---
# System prepended metadata

title: "\U0001F31F **Vision Transformer (ViT) Tutorial – Part 3: Pretraining, Transfer Learning & Real-World Applications**"
tags: [python]

---

# 🌟 **Vision Transformer (ViT) Tutorial – Part 3: Pretraining, Transfer Learning & Real-World Applications**  
**#VisionTransformer #TransferLearning #HuggingFace #ImageNet #FineTuning #AI #DeepLearning #ComputerVision #Transformers #ModelZoo**

---

## 🔹 **Table of Contents**

1. [Recap of Part 2](#recap-of-part-2)  
2. [Why Pretraining Matters: The Power of Scale](#why-pretraining-matters-the-power-of-scale)  
3. [Pretrained ViT Models: ViT-Base, ViT-Large, ViT-Huge](#pretrained-vit-models-vit-base-vit-large-vit-huge)  
4. [Using Hugging Face Transformers for ViT](#using-hugging-face-transformers-for-vit)  
5. [Loading Pretrained ViT from Model Zoo](#loading-pretrained-vit-from-model-zoo)  
6. [Transfer Learning: Adapting ViT to Custom Datasets](#transfer-learning-adapting-vit-to-custom-datasets)  
7. [Fine-Tuning Strategies: Full, Partial, and Feature Extraction](#fine-tuning-strategies-full-partial-and-feature-extraction)  
8. [Case Study: Fine-Tuning ViT on CIFAR-100](#case-study-fine-tuning-vit-on-cifar-100)  
9. [Visualizing Attention Rollout & Token Merging](#visualizing-attention-rollout--token-merging)  
10. [Comparing ViT, DeiT, and Hybrid Models](#comparing-vit-deit-and-hybrid-models)  
11. [Optimizing ViT for Inference Speed](#optimizing-vit-for-inference-speed)  
12. [Common Pitfalls in Transfer Learning](#common-pitfalls-in-transfer-learning)  
13. [Visualizing Transfer Learning Pipeline (Diagram)](#visualizing-transfer-learning-pipeline-diagram)  
14. [Summary & What’s Next in Part 4](#summary--whats-next-in-part-4)

---

## 🔁 **1. Recap of Part 2**

In **Part 2**, we:
- Built a **Vision Transformer from scratch** in PyTorch.
- Implemented **patch embedding**, **multi-head attention**, and **transformer blocks**.
- Trained a small ViT on **CIFAR-10**.
- Learned that **ViT underperforms CNNs on small datasets** without pretraining.
- Visualized training dynamics and debugged common issues.
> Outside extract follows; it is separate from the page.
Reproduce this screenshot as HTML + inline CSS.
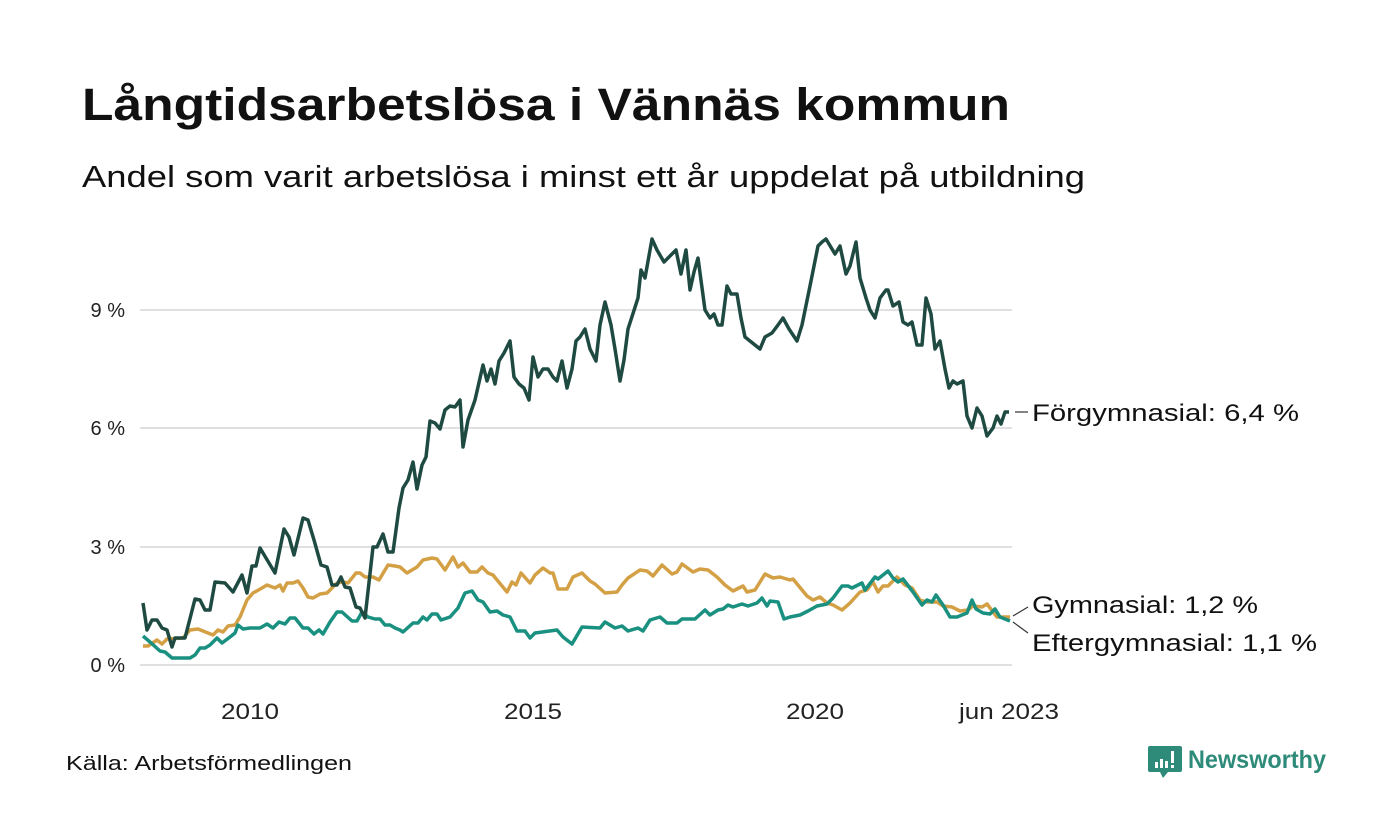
<!DOCTYPE html>
<html><head><meta charset="utf-8"><style>
html,body{margin:0;padding:0;background:#fff;}
svg{display:block;font-family:"Liberation Sans",sans-serif;}
</style></head><body>
<svg width="1400" height="840" viewBox="0 0 1400 840">
<rect width="1400" height="840" fill="#fff"/>
<text x="82" y="120" font-size="45" font-weight="bold" fill="#111" textLength="928" lengthAdjust="spacingAndGlyphs">Långtidsarbetslösa i Vännäs kommun</text>
<text x="82" y="187" font-size="31" fill="#111" textLength="1003" lengthAdjust="spacingAndGlyphs">Andel som varit arbetslösa i minst ett år uppdelat på utbildning</text>
<g stroke="#e0e0e3" stroke-width="2">
<line x1="140" y1="665" x2="1012" y2="665"/>
<line x1="140" y1="547" x2="1012" y2="547"/>
<line x1="140" y1="428" x2="1012" y2="428"/>
<line x1="140" y1="310" x2="1012" y2="310"/>
</g>
<g font-size="20" fill="#222" text-anchor="end">
<text x="125" y="672">0 %</text>
<text x="125" y="554">3 %</text>
<text x="125" y="435">6 %</text>
<text x="125" y="317">9 %</text>
</g>
<g font-size="22" fill="#222" text-anchor="middle">
<text x="250" y="719" textLength="58" lengthAdjust="spacingAndGlyphs">2010</text>
<text x="533" y="719" textLength="58" lengthAdjust="spacingAndGlyphs">2015</text>
<text x="815" y="719" textLength="58" lengthAdjust="spacingAndGlyphs">2020</text>
<text x="1009" y="719" textLength="100" lengthAdjust="spacingAndGlyphs">jun 2023</text>
</g>
<g fill="none" stroke-width="3.5" stroke-linejoin="round">
<polyline stroke="#d4a045" points="143,646 148,646 157,640 162,644 167,639 183,638 190,630 198,629 213,635 218,630 223,632 228,626 235,625 240,617 247,600 253,593 262,588 267,585 275,588 280,585 283,591 287,583 293,583 298,581 303,588 308,597 313,598 320,594 327,593 332,588 337,583 343,582 348,583 356,573 360,573 365,577 373,577 379,580 388,565 395,566 400,567 407,573 417,567 423,560 432,558 437,559 445,570 453,557 458,567 463,563 470,572 477,572 482,567 488,573 493,575 507,592 512,582 516,585 521,573 530,583 535,575 543,568 550,573 553,573 558,589 567,589 573,577 582,573 590,581 595,584 605,593 617,592 622,585 628,578 640,570 647,571 653,576 662,565 672,574 677,572 682,564 693,572 700,569 708,570 717,577 725,585 733,591 743,586 747,592 755,590 765,574 773,578 780,577 790,580 793,579 807,596 813,600 820,597 827,603 833,605 842,610 850,603 860,592 867,590 873,582 878,592 883,586 888,586 897,577 905,585 912,588 920,600 927,602 937,602 943,606 952,607 960,611 968,610 973,606 982,607 987,604 997,617 1010,617"/>
<polyline stroke="#1a9080" points="143,636 150,642 160,651 165,652 172,658 190,658 195,655 200,648 205,648 210,645 217,638 222,643 230,637 235,633 238,625 243,629 250,628 260,628 267,624 273,628 279,622 285,624 290,618 295,618 303,628 308,628 314,634 319,630 323,634 330,622 337,612 342,612 352,621 357,621 362,612 368,617 375,619 380,619 385,625 390,625 395,628 400,630 403,632 413,623 418,623 423,617 427,620 432,614 437,614 441,620 450,617 458,608 465,593 472,591 478,600 483,602 490,612 497,611 503,615 510,617 517,631 525,631 530,638 535,633 557,630 563,637 572,644 582,627 600,628 605,622 615,628 622,626 628,631 638,628 643,631 650,620 660,617 667,623 677,623 682,619 695,619 705,610 710,615 718,610 723,609 728,605 733,607 742,604 748,606 757,603 762,598 767,606 770,601 778,602 784,619 790,617 800,615 808,611 817,606 827,604 833,598 842,586 848,586 852,588 862,583 865,590 875,577 878,579 888,571 893,578 898,582 903,579 913,592 922,605 927,600 932,602 936,595 943,605 950,617 957,617 967,613 972,600 976,609 983,613 990,614 995,609 1000,617 1010,621"/>
<polyline stroke="#1f4a42" points="143,603 147,630 152,620 157,620 162,628 167,630 172,647 175,638 185,638 195,599 200,600 205,610 210,610 215,582 225,583 233,592 242,575 247,593 252,566 256,566 260,548 275,573 284,529 289,537 294,555 303,518 308,520 314,540 321,565 327,567 332,585 337,585 341,577 345,587 350,588 356,607 360,608 365,618 373,547 377,547 383,534 388,552 393,552 399,508 403,488 408,480 413,462 417,489 422,465 426,457 430,421 435,423 440,429 445,410 450,406 455,407 460,400 463,447 468,420 475,400 483,365 487,381 491,369 495,384 499,361 504,353 510,341 514,377 519,384 524,388 529,400 533,357 538,377 543,369 548,369 553,377 557,381 562,361 567,388 572,369 576,341 580,337 585,329 590,349 596,361 600,325 605,302 611,325 615,349 620,381 624,360 628,329 638,298 641,270 645,278 652,239 657,250 664,262 676,250 681,274 686,250 690,290 694,272 698,258 705,310 710,318 714,314 718,325 722,325 727,286 731,294 737,294 741,318 745,337 755,345 760,349 765,337 772,333 778,325 783,318 789,329 797,341 802,325 810,286 818,246 822,242 826,239 835,254 840,246 846,274 850,266 856,242 860,278 866,298 870,310 875,318 880,298 886,290 888,290 893,306 899,302 903,322 908,325 912,322 917,345 922,345 926,298 931,314 935,349 940,341 945,369 949,388 953,381 957,384 963,381 967,416 972,428 977,408 982,416 987,436 993,428 997,416 1001,424 1005,412 1009,412"/>
</g>
<g stroke="#333" stroke-width="1.2">
<line x1="1015" y1="412" x2="1028" y2="412"/>
<line x1="1013" y1="616" x2="1028" y2="607"/>
<line x1="1013" y1="622" x2="1028" y2="633"/>
</g>
<g font-size="24" fill="#111">
<text x="1032" y="421" textLength="267" lengthAdjust="spacingAndGlyphs">Förgymnasial: 6,4 %</text>
<text x="1032" y="613" textLength="226" lengthAdjust="spacingAndGlyphs">Gymnasial: 1,2 %</text>
<text x="1032" y="651" textLength="285" lengthAdjust="spacingAndGlyphs">Eftergymnasial: 1,1 %</text>
</g>
<text x="66" y="770" font-size="20" fill="#111" textLength="286" lengthAdjust="spacingAndGlyphs">Källa: Arbetsförmedlingen</text>
<g>
<path d="M1150,746 h30 a2,2 0 0 1 2,2 v22 a2,2 0 0 1 -2,2 h-12 l-5,6 l-3,-6 h-10 a2,2 0 0 1 -2,-2 v-22 a2,2 0 0 1 2,-2z" fill="#2e8b7a"/>
<rect x="1155" y="762" width="3" height="6" fill="#fff"/>
<rect x="1160" y="759" width="3" height="9" fill="#fff"/>
<rect x="1165" y="761" width="3" height="7" fill="#fff"/>
<rect x="1171" y="751" width="3" height="12" fill="#fff"/>
<rect x="1171" y="765" width="3" height="3" fill="#fff"/>
<text x="1188" y="768" font-size="25" font-weight="bold" fill="#2e8b7a" textLength="138" lengthAdjust="spacingAndGlyphs">Newsworthy</text>
</g>
</svg>
</body></html>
Now, in **Part 3**, we unlock ViT’s true potential: **pretraining at scale** and **transfer learning**.

You’ll learn how to:
- Use **pretrained ViT models** from Hugging Face.
- **Fine-tune** ViT on custom datasets.
- Visualize **attention rollout**.
- Optimize for **speed and efficiency**.

Let’s go!

---

## 🚀 **2. Why Pretraining Matters: The Power of Scale**

In **Part 2**, our ViT only reached ~75% on CIFAR-10 — far below ResNet’s ~95%.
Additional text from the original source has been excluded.